Gary Mormino, a professor of Florida studies at USF, paved the way for Huse to write the history of the Columbia by inviting Huse to tag along in 2004 to a meeting with the Columbia's Gonzmart family as they explored ways to commemorate their 100th birthday. Huse was asked to organize the restaurant's extensive archives — a collection the Gonzmart family then gave to the library in 2006.
"I'd already been studying the national restaurant scene, studying how food trends changed during Prohibition or after World War II. The Columbia was a great case study of how a restaurant had changed over the years."
After the heated Florida land boom in the 1920s and the bust that followed, Casimiro Sr., a glad-hander known as Fatty, passed the torch to Casimiro Jr. A stoic and disciplined young man, he expanded the restaurant just as Ybor City's cigar factories started their decline in the 1930s. Huse paints Junior as the restless perfectionist with an unimpeachable work ethic: During WWII, when Tampa saw a huge influx of men training as pilots and sailors on leave, Casimiro Jr. kept the restaurant open 24 hours, stealing catnaps at the register.
By the end of the war, the Columbia was known worldwide. A Tampa Tribune journalist named Paul Wilder wrote a "column," really an advertisement, which appeared opposite the editorial page. Off and on for 10 years Wilder's column chronicled the colorful goings-on at the restaurant — a treasure trove of stories for Huse's research.
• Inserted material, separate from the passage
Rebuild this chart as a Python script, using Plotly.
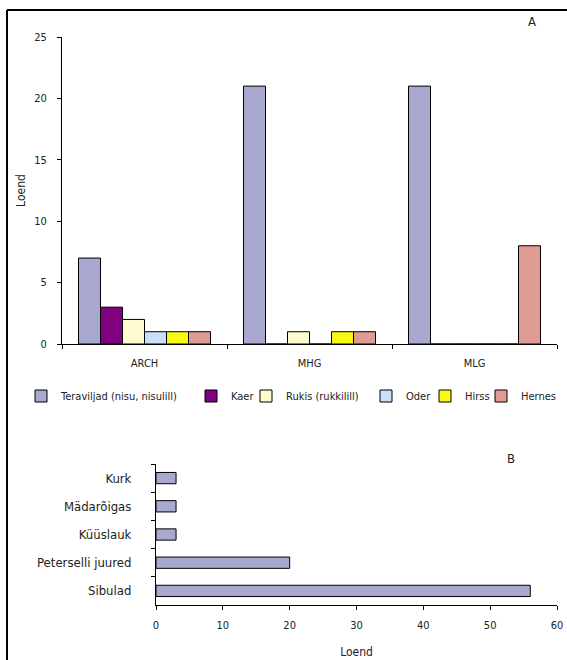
import plotly.graph_objects as go

W, H = 567, 660

# Chart A data
groups = ["ARCH", "MHG", "MLG"]
series_names = ["Teraviljad (nisu, nisulill)", "Kaer", "Rukis (rukkilill)", "Oder", "Hirss", "Hernes"]
teraviljad = [7, 21, 21]
kaer = [3, 0, 0]
rukis = [2, 1, 0]
oder = [1, 0, 0]
hirss = [1, 1, 0]
hernes = [1, 1, 8]
series_values = [teraviljad, kaer, rukis, oder, hirss, hernes]
series_colors = ["#A8A8D0", "#800080", "#FFFBD0", "#C8E0F8", "#F8F810", "#E09C94"]

# Chart B data (top to bottom)
vegetables = ["Kurk", "Mädarõigas", "Küüslauk", "Peterselli juured", "Sibulad"]
veg_counts = [3, 3, 3, 20, 56]

FONT = "DejaVu Sans Condensed, DejaVu Sans, sans-serif"
TXT = "#222222"


def px_x(p):
    return p / W


def px_y(p):
    return 1 - p / H


# left edge (px) of each legend entry's text in the reference
legend_text_x = [58, 228, 283, 403, 462, 518]

fig = go.Figure()

for i, (name, vals, col) in enumerate(zip(series_names, series_values, series_colors)):
    fig.add_trace(go.Bar(
        x=groups, y=vals, name=name,
        marker=dict(color=col, line=dict(color="#000000", width=1)),
        xaxis="x", yaxis="y",
        legend="legend" if i == 0 else f"legend{i + 1}",
    ))

fig.add_trace(go.Bar(
    x=veg_counts, y=vegetables, orientation="h", showlegend=False,
    marker=dict(color="#A8A8D0", line=dict(color="#000000", width=1)),
    xaxis="x2", yaxis="y2", width=0.4,
))

axis_common = dict(
    showline=True, linecolor="#000000", linewidth=1,
    showgrid=False, zeroline=False, automargin=False,
    ticks="outside", ticklen=4, tickcolor="#000000",
    tickfont=dict(family=FONT, size=11, color=TXT),
)

legends = {}
for i, tx in enumerate(legend_text_x):
    key = "legend" if i == 0 else f"legend{i + 1}"
    legends[key] = dict(
        orientation="h", x=px_x(tx - 37), xanchor="left",
        y=px_y(396), yanchor="middle",
        font=dict(family=FONT, size=11, color=TXT), itemwidth=30,
        bgcolor="rgba(0,0,0,0)", borderwidth=0,
    )

fig.update_layout(
    width=W, height=H,
    margin=dict(l=0, r=0, t=0, b=0, pad=0, autoexpand=False),
    paper_bgcolor="white", plot_bgcolor="white",
    barmode="group", bargap=0.2, bargroupgap=0,
    font=dict(family=FONT, size=11, color=TXT),
    xaxis=dict(domain=[px_x(62), px_x(557)], anchor="y", type="category",
               tickson="boundaries", ticklabelstandoff=9, **axis_common),
    yaxis=dict(domain=[px_y(344), px_y(37)], anchor="x", range=[0, 25],
               dtick=5, ticklabelstandoff=8,
               title=dict(text="Loend", font=dict(family=FONT, size=12, color=TXT), standoff=6),
               **axis_common),
    xaxis2=dict(domain=[px_x(156), px_x(557)], anchor="y2", range=[0, 60], dtick=10,
                ticklabelstandoff=6,
                title=dict(text="Loend", font=dict(family=FONT, size=12, color=TXT), standoff=16),
                **axis_common),
    yaxis2=dict(domain=[px_y(605), px_y(464)], anchor="x2", type="category",
                autorange="reversed", tickson="boundaries", ticklabelstandoff=21,
                **{**axis_common, "tickfont": dict(family=FONT, size=13, color=TXT)}),
    annotations=[
        dict(text="A", x=px_x(532), y=px_y(22), xref="paper", yref="paper",
             xanchor="center", yanchor="middle",
             showarrow=False, font=dict(family=FONT, size=13, color=TXT)),
        dict(text="B", x=px_x(511), y=px_y(458), xref="paper", yref="paper",
             xanchor="center", yanchor="middle",
             showarrow=False, font=dict(family=FONT, size=13, color=TXT)),
    ],
    shapes=[
        dict(type="line", xref="paper", yref="paper", x0=px_x(7), x1=px_x(7), y0=0, y1=px_y(10),
             line=dict(color="#000000", width=2)),
        dict(type="line", xref="paper", yref="paper", x0=px_x(7), x1=1, y0=px_y(10), y1=px_y(10),
             line=dict(color="#000000", width=2)),
    ],
    **legends,
)

fig.write_html(
    "out.html",
    config={"displayModeBar": False},
    post_script="document.body.style.margin='0';document.body.style.overflow='hidden';",
)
Casimiro Jr. started to get old in the 1950s. He only had a daughter, Adela, a pianist, who ended up marrying Cesar Gonzales-Martinez, a violinist. Because at the time so many people had those names, he changed his to Gonzmart. Cesar was the restaurant's next generation.
Cesar and Adela's son, Richard, was next to ascend to the throne, passing through lean times in the 1970s to renew the restaurant's luster in the 1980s. But, according to Huse, the crisis part in the narrative is when Cesar died in 1992.
"Cesar did business the old-fashioned way, with a lot of handshakes and winking. No one knew how much money the restaurant made or owed, the books were totally out of whack. Richard was the one to step up to the plate and made hard decisions."
It is these ebbs and flows that make The Columbia Restaurant a great case study of a family business' struggle to survive through crises.
"I didn't want to write a cookbook or just a history of a restaurant," Huse says. "It's a history of a family, with universal situations like the tensions between fathers and sons and changing gender roles. It's a book about failures and great personal stories. I wanted to push the envelope — and when I was done writing, I went to the Gonzmarts' house and read them the whole thing."